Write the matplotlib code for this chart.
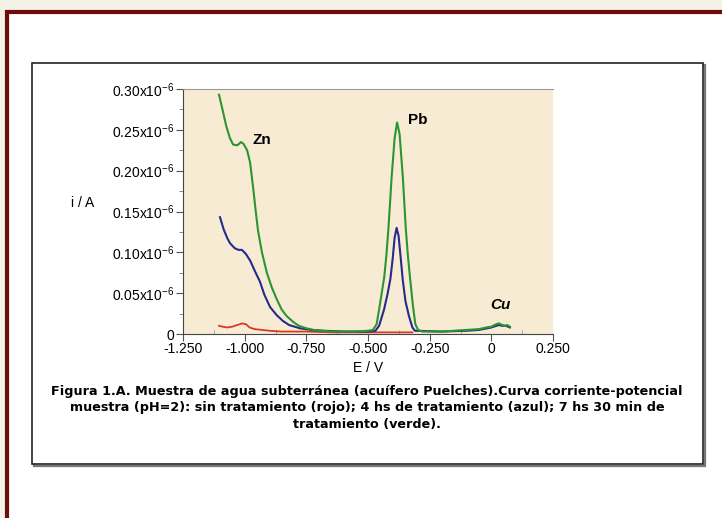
import matplotlib.pyplot as plt
from matplotlib.patches import Rectangle
from matplotlib.ticker import MultipleLocator, FixedLocator

# potential (V) and current (x1e-6 A)
e_green = [-1.104, -1.09, -1.075, -1.06, -1.047, -1.03, -1.015, -1.005, -0.99, -0.978,
           -0.966, -0.955, -0.946, -0.93, -0.91, -0.89, -0.869, -0.85, -0.83, -0.804,
           -0.78, -0.75, -0.72, -0.695, -0.65, -0.60, -0.55, -0.50, -0.48, -0.465,
           -0.455, -0.434, -0.425, -0.417, -0.404, -0.392, -0.382, -0.372, -0.359, -0.347,
           -0.338, -0.330, -0.318, -0.308, -0.297, -0.28, -0.20, -0.15, -0.10, -0.05,
           -0.02, 0.00, 0.02, 0.03, 0.045, 0.055, 0.065, 0.075]
i_green = [0.293, 0.275, 0.255, 0.240, 0.232, 0.231, 0.235, 0.233, 0.225, 0.210,
           0.180, 0.150, 0.127, 0.100, 0.075, 0.057, 0.042, 0.030, 0.022, 0.015,
           0.010, 0.007, 0.005, 0.004, 0.003, 0.003, 0.003, 0.004, 0.005, 0.012,
           0.030, 0.070, 0.098, 0.130, 0.193, 0.240, 0.259, 0.245, 0.193, 0.130,
           0.095, 0.070, 0.035, 0.012, 0.005, 0.003, 0.003, 0.004, 0.005, 0.006,
           0.008, 0.009, 0.012, 0.013, 0.011, 0.010, 0.011, 0.009]

e_blue = [-1.100, -1.085, -1.07, -1.059, -1.04, -1.025, -1.011, -0.995, -0.978, -0.96,
          -0.938, -0.92, -0.897, -0.87, -0.845, -0.82, -0.776, -0.73, -0.68, -0.60,
          -0.50, -0.47, -0.455, -0.435, -0.42, -0.409, -0.40, -0.392, -0.384, -0.376,
          -0.368, -0.359, -0.348, -0.334, -0.32, -0.31, -0.20, -0.10, -0.05, 0.00,
          0.02, 0.03, 0.045, 0.06, 0.075]
i_blue = [0.143, 0.128, 0.117, 0.111, 0.105, 0.103, 0.103, 0.098, 0.090, 0.078,
          0.064, 0.048, 0.033, 0.023, 0.016, 0.011, 0.007, 0.005, 0.004, 0.003,
          0.003, 0.004, 0.010, 0.030, 0.050, 0.068, 0.092, 0.118, 0.130, 0.120,
          0.095, 0.066, 0.040, 0.022, 0.008, 0.004, 0.003, 0.004, 0.005, 0.008,
          0.010, 0.011, 0.010, 0.010, 0.008]

e_red = [-1.104, -1.09, -1.07, -1.05, -1.03, -1.01, -0.995, -0.98, -0.96, -0.93,
         -0.90, -0.85, -0.75, -0.65, -0.55, -0.45, -0.38, -0.32]
i_red = [0.010, 0.009, 0.008, 0.009, 0.011, 0.013, 0.012, 0.008, 0.006, 0.005,
         0.004, 0.003, 0.003, 0.002, 0.002, 0.002, 0.002, 0.002]

y_ticks = [0, 0.05, 0.10, 0.15, 0.20, 0.25, 0.30]
y_labels = ['0'] + [f'{v:.2f}x10$^{{-6}}$' for v in y_ticks[1:]]
x_ticks = [-1.25, -1.0, -0.75, -0.5, -0.25, 0, 0.25]
x_labels = ['-1.250', '-1.000', '-0.750', '-0.500', '-0.250', '0', '0.250']

caption = ("Figura 1.A. Muestra de agua subterránea (acuífero Puelches).Curva corriente-potencial\n"
           "muestra (pH=2): sin tratamiento (rojo); 4 hs de tratamiento (azul); 7 hs 30 min de\n"
           "tratamiento (verde).")

plt.rcParams['font.family'] = 'Liberation Sans'
plt.rcParams['mathtext.fontset'] = 'custom'
plt.rcParams['mathtext.rm'] = 'Liberation Sans'

W, H = 722, 518
fig = plt.figure(figsize=(W / 100, H / 100), dpi=100, facecolor='#f4f1e8')

def box(x0, y0, x1, y1, **kw):
    # pixel coords from the top-left corner
    fig.add_artist(Rectangle((x0 / W, 1 - y1 / H), (x1 - x0) / W, (y1 - y0) / H,
                             transform=fig.transFigure, zorder=-5, **kw))

box(7, 12, 760, 560, facecolor='white', edgecolor='#6e0a0a', lw=3.0)
box(34, 65, 705, 466, facecolor='none', edgecolor='#777777', lw=1.6)
box(32, 63, 703, 464, facecolor='white', edgecolor='#222222', lw=1.2)

ax = fig.add_axes([183 / W, 1 - 334 / H, 370 / W, 245 / H])
ax.set_zorder(5)
ax.set_facecolor('#f8ebd3')
ax.plot(e_red, i_red, color='#d83a22', lw=1.3)
ax.plot(e_blue, i_blue, color='#262a8c', lw=1.5)
ax.plot(e_green, i_green, color='#2a9632', lw=1.5)

ax.set_xlim(-1.25, 0.25)
ax.set_ylim(0, 0.30)
ax.xaxis.set_major_locator(FixedLocator(x_ticks))
ax.set_xticklabels(x_labels)
ax.yaxis.set_major_locator(FixedLocator(y_ticks))
ax.set_yticklabels(y_labels)
ax.xaxis.set_minor_locator(MultipleLocator(0.125))
ax.yaxis.set_minor_locator(MultipleLocator(0.025))
ax.tick_params(axis='both', which='major', labelsize=10, length=5, width=0.8,
               color='#555555', pad=1)
ax.tick_params(axis='x', which='minor', direction='in', length=3, color='#999999')
ax.tick_params(axis='y', which='minor', length=3, color='#777777')
for s in ['left', 'bottom']:
    ax.spines[s].set_color('#444444')
ax.spines['top'].set_color('#999999')
ax.spines['right'].set_visible(False)

ax.set_xlabel('E / V', fontsize=10, labelpad=3)
fig.text(83 / W, 1 - 203 / H, 'i / A', fontsize=10, ha='center', va='center')

ax.text(-0.93, 0.237, 'Zn', fontsize=11, fontweight='bold', ha='center', va='center')
ax.text(-0.30, 0.262, 'Pb', fontsize=11, fontweight='bold', ha='center', va='center')
ax.text(0.035, 0.036, 'Cu', fontsize=11, fontweight='bold', fontstyle='italic',
        ha='center', va='center')

fig.text(367 / W, 1 - 408 / H, caption, fontsize=9.2, fontweight='bold',
         family='DejaVu Sans', ha='center', va='center', linespacing=1.35)

fig.savefig('out.png', dpi=100, facecolor=fig.get_facecolor())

### What you need to do
Leave out the pictures. Transcribe only the lines above, from the first through the one that contains "from matplotlib.ticker import".

### Complete output
Write the matplotlib code for this chart.
import matplotlib.pyplot as plt
from matplotlib.patches import Rectangle
from matplotlib.ticker import MultipleLocator, FixedLocator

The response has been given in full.